POSTED RESPONSE TO COLUMN BY MARCUS GEE IN TORONTO'S GLOBE AND MAIL
An cheeseburger-eating dullard from Etobicoke who likes
driving his car every day into the city, often while illegally using his
cellphone, fires an experienced expert in transit.
And this is transportation policy?
_____________________________
"Rob Ford clearly
campaigned and won on a platform of subways. The bureaucrats are there to serve
the government of the day. "
A mayoral candidate may campaign on any issue he or she
likes, but being elected does not mean, in our system, that your campaign issue
becomes law.
The Council - the genuine political authority for the city,
just as Parliament is the genuine national political authority - has voted, and
Ford lost.
We've had that happen, many times.
Just because Miller was elected, we did not close down the
Island Airport, and that is a good thing.
Ford simply does not know what he is talking about. What
kind of city do you build on the basis of ignorance?
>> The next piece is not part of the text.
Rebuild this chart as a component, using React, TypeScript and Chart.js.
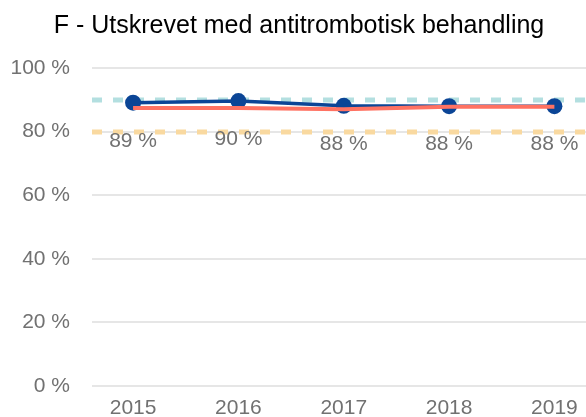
import React, { useEffect, useRef } from "react";
import { Chart, registerables } from "chart.js";

Chart.register(...registerables);

const years = ["2015", "2016", "2017", "2018", "2019"];
const unitValues = [89.1, 89.6, 88.1, 88.0, 88.0];
const nationalValues = [87.4, 87.4, 87.0, 87.8, 87.8];
const targetHigh = 90;
const targetLow = 80;
const yTicks = [0, 20, 40, 60, 80, 100];
const titleText = "F - Utskrevet med antitrombotisk behandling";

const GRAY = "#717171";
const FONT = "'Liberation Sans', Arial, sans-serif";

const refLinesPlugin = {
  id: "refLines",
  beforeDatasetsDraw(chart: any) {
    const { ctx, chartArea, scales } = chart;
    const draw = (v: number, color: string) => {
      const y = Math.round(scales.y.getPixelForValue(v));
      ctx.save();
      ctx.strokeStyle = color;
      ctx.lineWidth = 5;
      ctx.setLineDash([10, 11]);
      ctx.beginPath();
      ctx.moveTo(chartArea.left, y);
      ctx.lineTo(chartArea.right, y);
      ctx.stroke();
      ctx.restore();
    };
    draw(targetHigh, "#b3dfe0");
    draw(targetLow, "#f9d9a0");
  },
};

const labelPlugin = {
  id: "valueLabels",
  afterDatasetsDraw(chart: any) {
    const { ctx } = chart;
    const meta = chart.getDatasetMeta(1);
    ctx.save();
    ctx.font = `21px ${FONT}`;
    ctx.fillStyle = GRAY;
    ctx.textAlign = "center";
    ctx.textBaseline = "alphabetic";
    meta.data.forEach((pt: any, i: number) => {
      ctx.fillText(`${Math.round(unitValues[i])} %`, pt.x, pt.y + 44);
    });
    ctx.restore();
  },
};

const titlePlugin = {
  id: "customTitle",
  afterDraw(chart: any) {
    const { ctx } = chart;
    ctx.save();
    ctx.font = `25px ${FONT}`;
    ctx.fillStyle = "#000";
    ctx.textAlign = "center";
    ctx.textBaseline = "alphabetic";
    ctx.fillText(titleText, chart.width / 2 + 6, 33);
    ctx.restore();
  },
};

export default function App() {
  const ref = useRef<HTMLCanvasElement>(null);
  useEffect(() => {
    document.body.style.margin = "0";
    const chart = new Chart(ref.current!, {
      type: "line",
      data: {
        datasets: [
          {
            label: "Nasjonalt",
            data: nationalValues.map((v, i) => ({ x: i, y: v })),
            borderColor: "#ff7262",
            borderWidth: 4,
            pointRadius: 0,
            tension: 0,
            clip: false,
          },
          {
            label: "Enhet",
            data: unitValues.map((v, i) => ({ x: i, y: v })),
            borderColor: "#0b4596",
            backgroundColor: "#0b4596",
            borderWidth: 3.5,
            pointRadius: 8,
            pointBorderWidth: 0,
            tension: 0,
            clip: false,
          },
        ],
      },
      plugins: [refLinesPlugin, labelPlugin, titlePlugin],
      options: {
        responsive: false,
        animation: false,
        events: [],
        layout: { autoPadding: false, padding: { top: 68, left: 0, right: 0, bottom: 0 } },
        plugins: {
          legend: { display: false },
          tooltip: { enabled: false },
          title: { display: false },
        },
        scales: {
          x: {
            type: "linear",
            min: -0.39,
            max: 4.3,
            grid: { display: false },
            border: { display: false },
            afterBuildTicks(scale: any) {
              scale.ticks = years.map((_, i) => ({ value: i }));
            },
            afterFit(scale: any) {
              scale.height = 31;
              scale.paddingLeft = 0;
              scale.paddingRight = 0;
              scale.paddingTop = 0;
              scale.paddingBottom = 0;
            },
            ticks: {
              color: GRAY,
              font: { family: FONT, size: 21 },
              padding: 2,
              maxRotation: 0,
              autoSkip: false,
              callback: (v: any) => years[v] ?? "",
            },
          },
          y: {
            min: 0,
            max: 100,
            grid: { color: "#e6e6e6", lineWidth: 2, drawTicks: false },
            border: { display: false },
            afterBuildTicks(scale: any) {
              scale.ticks = yTicks.map((v) => ({ value: v }));
            },
            afterFit(scale: any) {
              scale.width = 92;
              scale.paddingLeft = 0;
              scale.paddingRight = 0;
              scale.paddingTop = 0;
              scale.paddingBottom = 0;
            },
            ticks: {
              color: GRAY,
              font: { family: FONT, size: 21 },
              padding: 22,
              callback: (v: any) => `${v} %`,
            },
          },
        },
      },
    } as any);
    return () => chart.destroy();
  }, []);
  return (
    <div style={{ position: "absolute", left: 0, top: 0, width: 586, height: 417 }}>
      <canvas ref={ref} width={586} height={417} style={{ width: 586, height: 417 }} />
    </div>
  );
}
Toronto is a city of narrow streets for the most part, and
it has almost no grand avenues going its length or width to permit the flow of
cars.
It absolutely must think in terms other than the car for the
future.
And subways are terribly expensive.
The world's great subway systems - like London or Paris or
New York - were mostly built when labor was extremely cheap: you could not
reproduce one of them today unless you had a hundred billion dollars available.
When you ask the general public a question in which either
they are not competent or that is loaded with emotional baggage, you can often
get just the answer you want: polls and marketers do that all the time.
So asking people in general about subways - without their
having any hint of knowledge about technical or financial realities - borders
on meaningless fantasy.
Claiming campaign slogans as representing the voice of the
people is simply unthinking nonsense, much like giving weight to a candidate’s asking
people if they'd all like free passes to an expensive restaurant.